Of course, all of this misses the point anyway. How much of the value of all the U.S. dollars in the world comes from its use in tax payments? How much of the value of all the gold in the world comes from its use in electronics? Not much.

Krugman misses that storage of value is also a form of utility, and bitcoin is the most uncensorable, unseizable store of value the world has ever seen. You can walk around with a passphrase in your head that can unlock access to thousands of bitcoins, and no one would be the wiser. Not to mention there is no centralized party that can inflate the supply like the Fed or ECB is doing with the dollar and the euro.

Krugman also touched on the high potential for manipulation in the bitcoin market, pointing to a paper regarding the manipulation of the bitcoin price by now-defunct bitcoin exchange Mt. Gox, as an example.

This is another claim with some basis in reality, but it ignores the massive amounts of manipulation and lack of transparency in the traditional financial system, which is what led to the creation of bitcoin in the first place.

Through the use of cryptographic proofs, bitcoin has the potential to become much more transparent and trustless than the traditional financial system. Bitcoin’s monetary policy is already much more transparent than what goes on at the Federal Reserve. There’s a reason someone put up a “Buy Bitcoin” sign while Federal Reserve Chairwoman Janet Yellen spoke against the need for further audits of the central bank.

Bitcoin exchanges are highly centralized institutions, which opens the door for manipulation. However, these exchanges have also become much more regulated over time. Today, it’s far more difficult to run an exchange at the level of incompetence that was found at Mt. Gox.

The potential for market manipulation should decline as the technology around bitcoin improves. Eventually, more trades may take place on decentralized exchanges, where it’s impossible to fudge the numbers.

In his last tweet from his thread on Sunday, Krugman said it’s unclear if the Bitcoin blockchain — or any blockchain for that matter — is useful.

Around $3 billion worth of bitcoin has been transacted on the Bitcoin network per day this year, according to Blockchain; $75 million worth of bitcoin per day was the norm the day Krugman first published an article on the subject.

Krugman’s arguments, as well as arguments from other well-known economists, have not changed much since 2013, but the Bitcoin network has continued to grow.
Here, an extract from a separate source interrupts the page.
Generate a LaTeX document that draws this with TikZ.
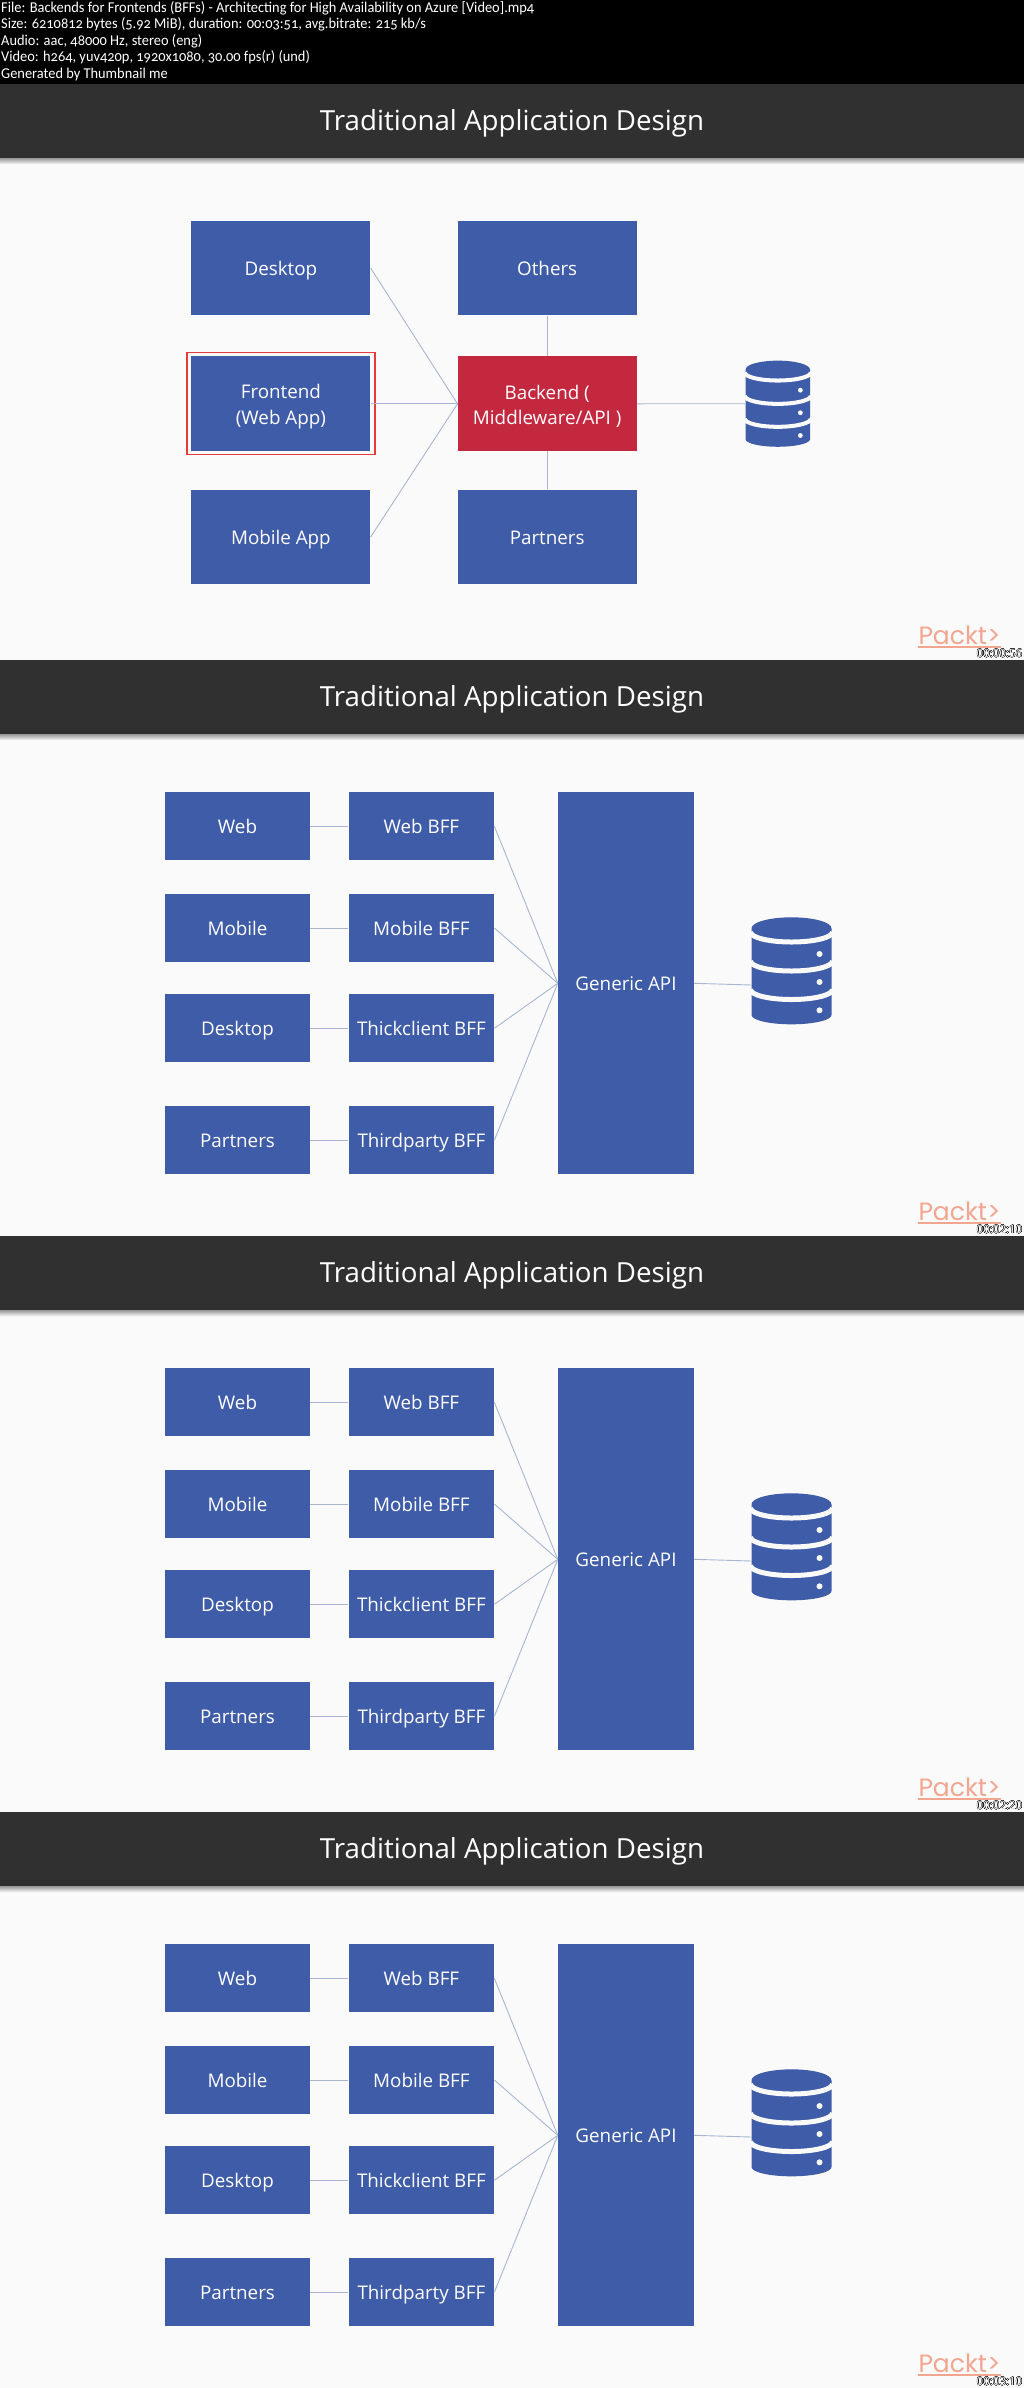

It’s possible that Krugman and his colleagues are unable to comprehend the usefulness of bitcoin as an asset because it does not fit into the regulated, controlled environment they’ve built their economic and political worldviews around.

Nouriel Roubini ( AKA Dr. Doom)

Nouriel Roubini is a New York City University professor of economics, who is also known for his collaborations with the World Bank, the International Monetary Fund and the US Federal Reserve, has predicted the financial crisis. After this successful estimation of his, many economists have looked up to him and listened to his financial advice.
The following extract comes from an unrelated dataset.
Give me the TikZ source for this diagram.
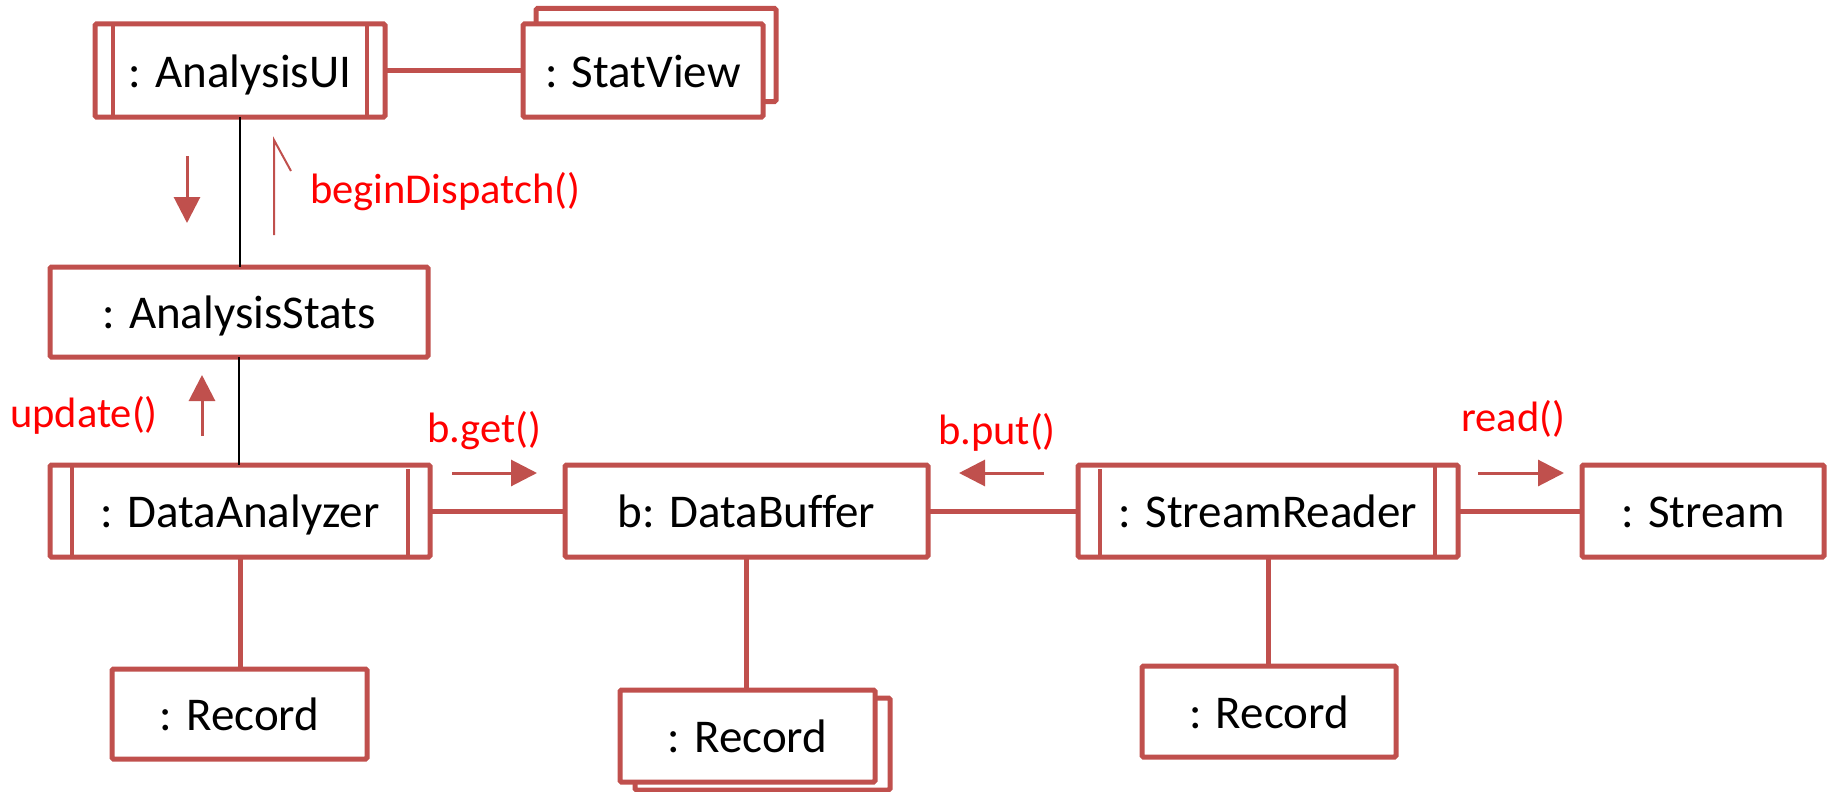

Perhaps that it was also inevitable for him to move on and criticize the digital response that came to the financial crisis he correctly predicted. As a banker who collaborated with three of the biggest financial institutions of the world, it makes sense that he defends fiat currencies and advocates for his own vision in regards to the monetary policies.

And under these considerations, back in 2014 he boldly called Bitcoin a Ponzi scheme and an instrument for criminals and illegal traffickers to undergo their activities. The most recent event at the time was the collapse of the Mt. Gox exchange, and the subsequent volatility led the elite economist to erroneously think that the move was part of a grand centralised scheme which sought to enrich a bunch of computer nerds.
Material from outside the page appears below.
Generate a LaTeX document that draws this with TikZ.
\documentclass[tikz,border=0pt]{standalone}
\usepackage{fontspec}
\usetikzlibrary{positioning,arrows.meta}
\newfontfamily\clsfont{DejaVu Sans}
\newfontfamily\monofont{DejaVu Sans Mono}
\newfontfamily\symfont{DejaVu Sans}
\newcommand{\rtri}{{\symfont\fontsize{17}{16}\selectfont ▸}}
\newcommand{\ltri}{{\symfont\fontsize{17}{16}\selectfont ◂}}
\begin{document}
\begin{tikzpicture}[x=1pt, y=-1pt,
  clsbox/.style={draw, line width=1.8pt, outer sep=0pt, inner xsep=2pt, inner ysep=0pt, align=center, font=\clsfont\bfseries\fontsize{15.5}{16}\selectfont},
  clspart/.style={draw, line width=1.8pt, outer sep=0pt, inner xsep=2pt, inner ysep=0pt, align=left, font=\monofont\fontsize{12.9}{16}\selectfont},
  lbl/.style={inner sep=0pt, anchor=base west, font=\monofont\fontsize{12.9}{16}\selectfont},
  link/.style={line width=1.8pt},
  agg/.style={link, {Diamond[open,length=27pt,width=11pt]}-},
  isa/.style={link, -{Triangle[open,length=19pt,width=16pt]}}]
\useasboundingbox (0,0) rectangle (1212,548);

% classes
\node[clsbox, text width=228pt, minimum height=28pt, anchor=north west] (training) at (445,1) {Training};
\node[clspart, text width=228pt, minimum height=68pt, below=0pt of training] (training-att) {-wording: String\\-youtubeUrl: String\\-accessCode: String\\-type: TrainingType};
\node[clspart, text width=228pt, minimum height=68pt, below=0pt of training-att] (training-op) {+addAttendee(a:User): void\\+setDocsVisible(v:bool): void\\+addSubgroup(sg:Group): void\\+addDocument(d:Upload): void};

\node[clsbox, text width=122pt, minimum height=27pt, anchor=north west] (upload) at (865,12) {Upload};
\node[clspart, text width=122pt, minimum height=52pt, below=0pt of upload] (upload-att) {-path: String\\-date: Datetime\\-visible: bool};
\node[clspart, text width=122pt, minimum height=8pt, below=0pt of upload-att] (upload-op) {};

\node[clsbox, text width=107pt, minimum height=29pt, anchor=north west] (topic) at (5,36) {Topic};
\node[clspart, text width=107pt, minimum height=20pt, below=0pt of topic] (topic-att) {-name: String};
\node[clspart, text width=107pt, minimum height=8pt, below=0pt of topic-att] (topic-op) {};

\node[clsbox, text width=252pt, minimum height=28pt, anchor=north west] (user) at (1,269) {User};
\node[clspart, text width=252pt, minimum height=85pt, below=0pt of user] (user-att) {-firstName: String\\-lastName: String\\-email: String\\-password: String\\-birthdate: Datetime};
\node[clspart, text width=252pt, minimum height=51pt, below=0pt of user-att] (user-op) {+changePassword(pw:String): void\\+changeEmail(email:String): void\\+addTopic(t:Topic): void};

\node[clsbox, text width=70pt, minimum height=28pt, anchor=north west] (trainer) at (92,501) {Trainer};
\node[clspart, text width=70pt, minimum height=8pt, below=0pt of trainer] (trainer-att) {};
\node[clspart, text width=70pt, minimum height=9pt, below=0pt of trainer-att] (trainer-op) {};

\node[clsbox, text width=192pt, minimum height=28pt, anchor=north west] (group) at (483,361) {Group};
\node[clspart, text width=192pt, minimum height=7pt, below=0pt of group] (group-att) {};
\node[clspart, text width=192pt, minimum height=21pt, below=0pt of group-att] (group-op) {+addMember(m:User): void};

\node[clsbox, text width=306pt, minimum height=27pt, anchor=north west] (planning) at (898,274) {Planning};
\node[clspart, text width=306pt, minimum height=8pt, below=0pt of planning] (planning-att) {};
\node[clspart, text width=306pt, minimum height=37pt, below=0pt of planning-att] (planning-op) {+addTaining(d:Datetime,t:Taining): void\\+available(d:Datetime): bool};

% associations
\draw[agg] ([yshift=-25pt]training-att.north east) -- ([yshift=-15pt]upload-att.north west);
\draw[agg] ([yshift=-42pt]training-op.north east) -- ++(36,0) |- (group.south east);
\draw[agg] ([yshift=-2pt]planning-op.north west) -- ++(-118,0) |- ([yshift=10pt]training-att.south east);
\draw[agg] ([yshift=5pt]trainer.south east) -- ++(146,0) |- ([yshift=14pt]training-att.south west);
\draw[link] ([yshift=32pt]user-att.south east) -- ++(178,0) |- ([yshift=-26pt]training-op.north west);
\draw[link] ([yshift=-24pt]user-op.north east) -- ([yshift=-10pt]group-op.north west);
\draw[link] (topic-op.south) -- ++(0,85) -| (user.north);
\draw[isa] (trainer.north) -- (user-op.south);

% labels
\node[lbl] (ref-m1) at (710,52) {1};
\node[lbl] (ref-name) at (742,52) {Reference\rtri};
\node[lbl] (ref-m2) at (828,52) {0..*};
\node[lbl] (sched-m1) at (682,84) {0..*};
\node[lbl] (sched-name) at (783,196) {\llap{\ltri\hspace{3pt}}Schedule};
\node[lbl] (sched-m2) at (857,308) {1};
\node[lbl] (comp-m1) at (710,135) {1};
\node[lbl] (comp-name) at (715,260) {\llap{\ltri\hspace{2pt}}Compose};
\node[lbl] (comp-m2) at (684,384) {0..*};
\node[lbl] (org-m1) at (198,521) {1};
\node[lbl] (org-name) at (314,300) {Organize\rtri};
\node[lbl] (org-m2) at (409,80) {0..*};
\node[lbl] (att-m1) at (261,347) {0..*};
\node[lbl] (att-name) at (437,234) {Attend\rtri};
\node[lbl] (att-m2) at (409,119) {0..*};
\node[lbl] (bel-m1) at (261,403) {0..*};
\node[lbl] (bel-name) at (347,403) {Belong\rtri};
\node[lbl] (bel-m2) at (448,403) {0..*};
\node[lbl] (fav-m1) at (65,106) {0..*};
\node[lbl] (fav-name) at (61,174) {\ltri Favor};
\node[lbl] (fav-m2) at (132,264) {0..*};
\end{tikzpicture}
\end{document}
He didn’t seem to understand how Bitcoin works and his statements were not backed by any kind of research on the underlying blockchain technology and nodes.

This Time It’s Personal

The growth of the Bitcoin displeases him personally for the damage it does to his reputation as an economist, and it’s very likely that the institutions that pay him for various services regarding his field of expertise aren’t happy either. Why would anyone from the World Bank or International Monetary Fund be happy, anyway?

However, it seems like the last 3 years and a half have given him enough time to do a little research on the matter. This time he tackled the comparison that people usually make with the Internet (or the “Dot com bubble”, depending on the side you’re on) and argued that the comparison with the blockchain technology is wrong. He must have never heard about smart contracts or applications that are built on the blockchain, and believes that cryptocurrencies are the only application and a failing one at that.

He tries to look knowledgeable of the subject by mentioning that Bitcoin has “forked off” in three branches: Bitcoin Gold, Litecoin, and Bitcoin Cash and uses this to call the deflationary aspect of Bitcoin ‘fraudulent’.

He does not seem to realise that all cryptocurrencies do have an equivalent in Bitcoin and that ultimately believing in Bitcoin does not mean that you have to embrace all Altcoins and every ICO. There are many in the crypto community who would like to see less of both.

Conclusion

With some of the most respected minds in the financial world calling for government action there can be no doubt that many in the halls of government are doing the same.

The bias shown by the likes of Munger and Roubini may be the least of Bitcoin’s worries, for the wrath of a U.S. government clampdown may be the ‘final boss’. However, as it shrugs off each serious challenge thrown at it, Bitcoin may just be strong enough to win out despite the mountain of entrenched opposition it faces.